Economist who grew up on a council estate's brilliant exit speech
Given the comparative shortage of working class role models in the City of London, the path taken by Andy Haldane, the chief economist at the Bank of England who's just retired aged 53 to become chief executive director at the Royal Society for the Arts, deserves to be better known.
In a speech delivered yesterday at the Institute of Government, Haldane - who'd worked at the Bank of England since 1989 - said (ironically) that he arrived in Threadneedle Street, after, " following the well-trodden path from Sunderland council estate to Threadneedle Street."
Haldane grew up in Guiseley, a suburb of Leeds. His father was a professional trumpet player who toured seaside towns and his mother didn't work. Haldane attended Guiseley school, the local comprehensive. There, he was reportedly encouraged to become an economist by a teacher who said the profession would enable him to make a difference. "Growing up in the 1980s with three million unemployed - that is why I studied economics,” he told the Warwick Business School Magazine in 2019. “Because I could see the real implications of the economy going wrong, for my friends, for my local community."
Haldane was the first in his family to attend university: he went to Sheffield and studied economics, followed by Warwick, where he studied a Masters in Economics. When he joined the Bank of England, recruits had historically been drawn from Oxbridge but the bank was just starting to diversify its intake. “Suddenly I was in the game,” said Haldane. “When I came there were still a lot of classicists around the Bank, but as policy became more rigorous that meant recruitment changed."

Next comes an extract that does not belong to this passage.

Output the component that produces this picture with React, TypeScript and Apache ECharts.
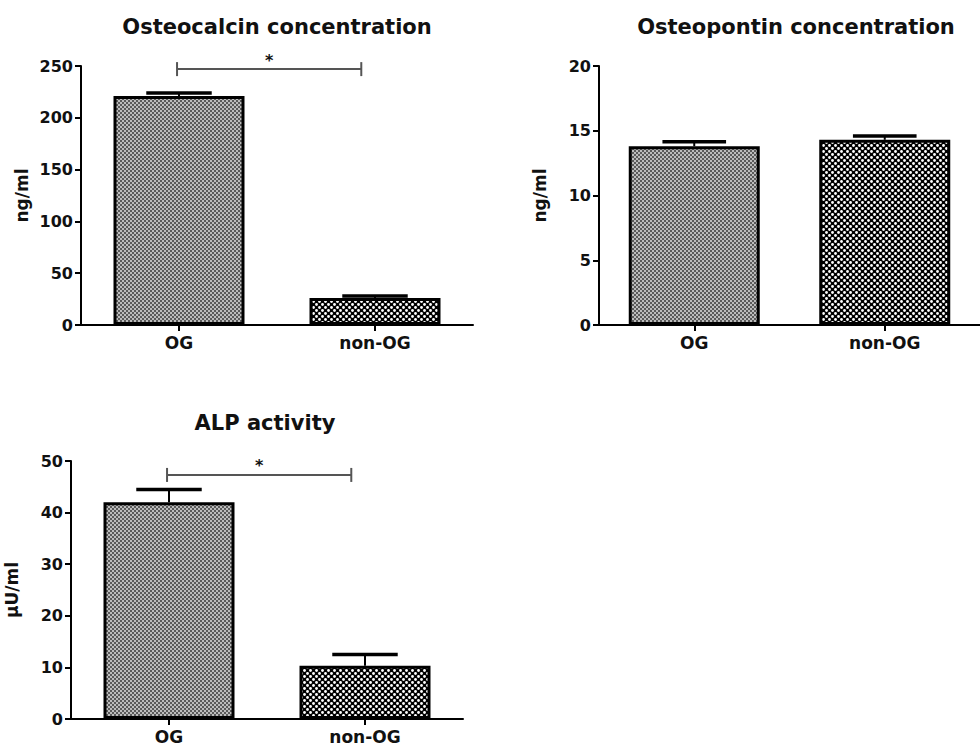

Haldane - who has been known to deprecate his mathematical abilities after teaching himself maths - is known for being something of a wit, and his valedictory speech didn't disappoint. "Like the Schleswig-Holstein problem, only three people understood the external counterparts to M4. One was dead, the other mad and the third was not me," he said of his arrival at the Bank of England and attempts to get to grips with measures of the money supply. In the 1990s, the Bank's macro-monetary and financial stability arms rarely crossed, Haldane added, noting that economists in the macro-monetary arm drank beer on Fridays wearing woollens in the bank's ground floor pub, while the financial stability types supervising banks stayed in the wine bar wearing tweed (they all seem to have been men).
Haldane has long been a critic of excessive pay in financial services. - In 2012, he wrote a 3,000 word essay for the London Review of Books pinning high banking pay on excessive leverage, risk-taking and the end of limited liability partnerships. In yesterday's speech, he warned of the "dependency culture" created by cheap money. "Only a minority of those with mortgages have ever experienced a rise in borrowing costs. Fewer still have significant inflation in their lived experience. Easy money is always an easier decision than tight money," he warned. "Central banks now need to follow a different script on the way out to avoid putting 30 years of progress at risk."
Haldane's own children are privately educated, but his career offers a blueprint for state school children who want to use an aptitude for economics in pursuit of social good. Haldane says he'll always be a public servant, seeking social change across, "good work, fair education, lifelong skills, natural capital, place and belonging, and good governance." He's spent 32 years pursuing social change in central banking - other young economists can now take up the reins.